For a Levy process $(X_t)$, it is intuitively that, for any $\varepsilon>0$, $$ P(\sup_{0\le s\le t}|X_s|>\varepsilon)\to0\;\;\mbox{as}\;\;t\to0. $$ Is there any useful inequality to claim this or some related references?
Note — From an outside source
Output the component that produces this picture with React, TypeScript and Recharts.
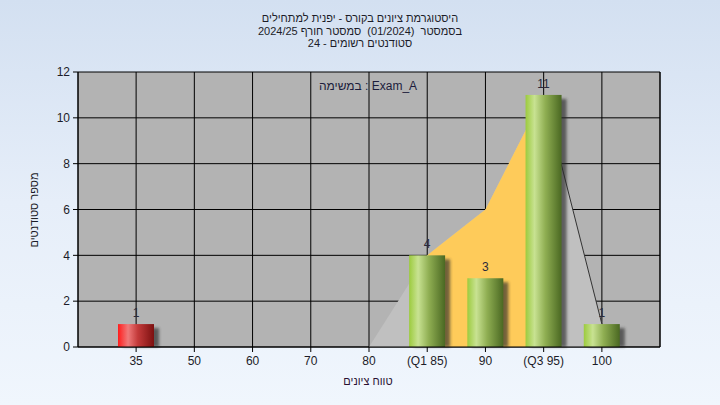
import React from 'react';
import {
  ComposedChart,
  Bar,
  Area,
  XAxis,
  YAxis,
  CartesianGrid,
  LabelList,
} from 'recharts';

const categories = ['35', '50', '60', '70', '80', '(Q1 85)', '90', '(Q3 95)', '100'];
const counts = [1, 0, 0, 0, 0, 4, 3, 11, 1];
const distribution: (number | null)[] = [null, null, null, null, 0, 4, 6, 11, 1];
const interquartile: (number | null)[] = [null, null, null, null, null, 4, 6, 11, null];
const tailLine: (number | null)[] = [null, null, null, null, null, null, null, 11, 1];
const failingCategories = ['35'];
const yTicks = [0, 2, 4, 6, 8, 10, 12];

const titleLines = [
  'היסטוגרמת ציונים בקורס - יפנית למתחילים',
  'בסמסטר  (01/2024)  סמסטר חורף 2024/25',
  'סטודנטים רשומים - 24',
];
const taskLabel = 'במשימה : Exam_A';
const xTitle = 'טווח ציונים';
const yTitle = 'מספר סטודנטים';

const data = categories.map((cat, i) => ({
  cat,
  count: counts[i],
  dist: distribution[i],
  iqr: interquartile[i],
  tail: tailLine[i],
}));

const FONT = 'Liberation Sans, Arial, sans-serif';
const TEXT = '#1c1c28';

function CylinderBar(props: any) {
  const { x, y, width, height, index, payload } = props;
  if (!height || height <= 0) return null;
  const fail = failingCategories.includes(payload?.cat);
  const gid = `barGrad${index}`;
  const fid = `barShadow${index}`;
  const stops = fail
    ? [
        ['0%', '#ff1c1c'],
        ['28%', '#ef7a7a'],
        ['55%', '#c33a3a'],
        ['100%', '#7c1010'],
      ]
    : [
        ['0%', '#9ccb3e'],
        ['25%', '#c8e292'],
        ['55%', '#8fae52'],
        ['100%', '#4a6822'],
      ];
  return (
    <g>
      <defs>
        <linearGradient id={gid} x1="0" y1="0" x2="1" y2="0">
          {stops.map(([o, c]) => (
            <stop key={o} offset={o} stopColor={c} />
          ))}
        </linearGradient>
        <filter id={fid} x="-50%" y="-50%" width="200%" height="200%">
          <feGaussianBlur stdDeviation="1.6" />
        </filter>
      </defs>
      <rect
        x={x + 5}
        y={y + 4}
        width={width}
        height={Math.max(height - 4, 0)}
        fill="#2a2a2a"
        opacity={0.65}
        filter={`url(#${fid})`}
      />
      <rect x={x} y={y} width={width} height={height} fill={`url(#${gid})`} />
    </g>
  );
}

function BarValueLabel(props: any) {
  const { x, y, width, value } = props;
  if (!value) return null;
  return (
    <text
      x={x + width / 2}
      y={y - 7}
      textAnchor="middle"
      fontSize={12}
      fontFamily={FONT}
      fill="#2a2a3a"
    >
      {value}
    </text>
  );
}

export default function App() {
  return (
    <div
      style={{
        position: 'absolute',
        left: 0,
        top: 0,
        width: 720,
        height: 405,
        background: 'linear-gradient(to bottom, #d3e0f1 0%, #e6eef9 50%, #f0f6fd 100%)',
        overflow: 'hidden',
      }}
    >
      <div style={{ position: 'absolute', left: 0, top: 0 }}>
        <ComposedChart
          width={720}
          height={405}
          data={data}
          margin={{ top: 72, right: 0, bottom: 28, left: 0 }}
          barSize={36}
        >
          <CartesianGrid stroke="#000000" fill="#b3b3b3" strokeWidth={1} />
          <XAxis
            dataKey="cat"
            padding={{ left: 29, right: 29 }}
            interval={0}
            height={30}
            tickSize={5}
            tickMargin={4}
            axisLine={{ stroke: '#000' }}
            tickLine={{ stroke: '#000' }}
            tick={{ fill: TEXT, fontSize: 12, fontFamily: FONT }}
          />
          <YAxis
            domain={[0, 12]}
            ticks={yTicks}
            width={78}
            tickSize={5}
            tickMargin={3}
            axisLine={{ stroke: '#000' }}
            tickLine={{ stroke: '#000' }}
            tick={{ fill: TEXT, fontSize: 12, fontFamily: FONT }}
          />
          <YAxis
            yAxisId="r"
            orientation="right"
            domain={[0, 12]}
            ticks={yTicks}
            width={60}
            tickSize={5}
            tickMargin={4}
            axisLine={{ stroke: '#000' }}
            tickLine={{ stroke: '#000' }}
            tick={{ fill: TEXT, fontSize: 12, fontFamily: FONT }}
          />
          <Area
            type="linear"
            dataKey="dist"
            stroke="none"
            fill="#c0c0c0"
            fillOpacity={1}
            isAnimationActive={false}
            dot={false}
            activeDot={false}
          />
          <Area
            type="linear"
            dataKey="iqr"
            stroke="none"
            fill="#fecb5a"
            fillOpacity={1}
            isAnimationActive={false}
            dot={false}
            activeDot={false}
          />
          <Area
            type="linear"
            dataKey="tail"
            stroke="#333333"
            strokeWidth={1}
            fill="none"
            fillOpacity={0}
            dot={false}
            activeDot={false}
            isAnimationActive={false}
          />
          <Bar dataKey="count" shape={CylinderBar} isAnimationActive={false}>
            <LabelList dataKey="count" content={BarValueLabel} />
          </Bar>
        </ComposedChart>
      </div>
      <svg
        width={720}
        height={405}
        style={{ position: 'absolute', left: 0, top: 0, pointerEvents: 'none' }}
      >
        {titleLines.map((t, i) => (
          <text
            key={i}
            x={360}
            y={22 + i * 12.5}
            textAnchor="middle"
            fontSize={11}
            fontFamily={FONT}
            fill={TEXT}
            style={{ whiteSpace: 'pre' }}
          >
            {t}
          </text>
        ))}
        <text
          x={368}
          y={90}
          textAnchor="middle"
          fontSize={12}
          fontFamily={FONT}
          fill="#1c1c3c"
          style={{ whiteSpace: 'pre' }}
        >
          {taskLabel}
        </text>
        <text x={368} y={385} textAnchor="middle" fontSize={11} fontFamily={FONT} fill="#2a1030">
          {xTitle}
        </text>
        <text
          x={0}
          y={0}
          transform="translate(38 210) rotate(-90)"
          textAnchor="middle"
          fontSize={11}
          fontFamily={FONT}
          fill={TEXT}
        >
          {yTitle}
        </text>
      </svg>
    </div>
  );
}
If we apply the Markov's inequality, then $$ P(\sup_{0\le s\le t}|X_s|>\varepsilon)\le\frac{E(\sup_{0\le s\le t}|X_s|)}{\varepsilon}. $$ But, how to see that $E(\sup_{0\le s\le t}|X_s|)\to0$ as $t\to0$?
Thanks.
Lévy processes are, in general, not integrable and therefore Markov's inequality is not good enough.
Note that
$$\mathbb{P} \left( \sup_{0 \leq s \leq t} |X_s| > \varepsilon \right) \xrightarrow[]{t \to 0} 0\tag{1}$$
is equivalent to saying that $\sup_{0 \leq s \leq t} |X_s|$ converges in probability to $0$ as $t \to 0$. By the definition of Lévy processes, we know that $(X_t)_{t \geq 0}$ has (almost surely) right-continuous sample paths and $X_0 = 0$; this implies in particular that
$$\lim_{t \to 0} \sup_{s \leq t} |X_s| = 0 \qquad \text{a.s.},$$
i.e. $\sup_{s \leq t} |X_s|$ converges almost surely to $0$. Since pointwise convergence (almost surely) implies convergence in probability, this proves $(1)$.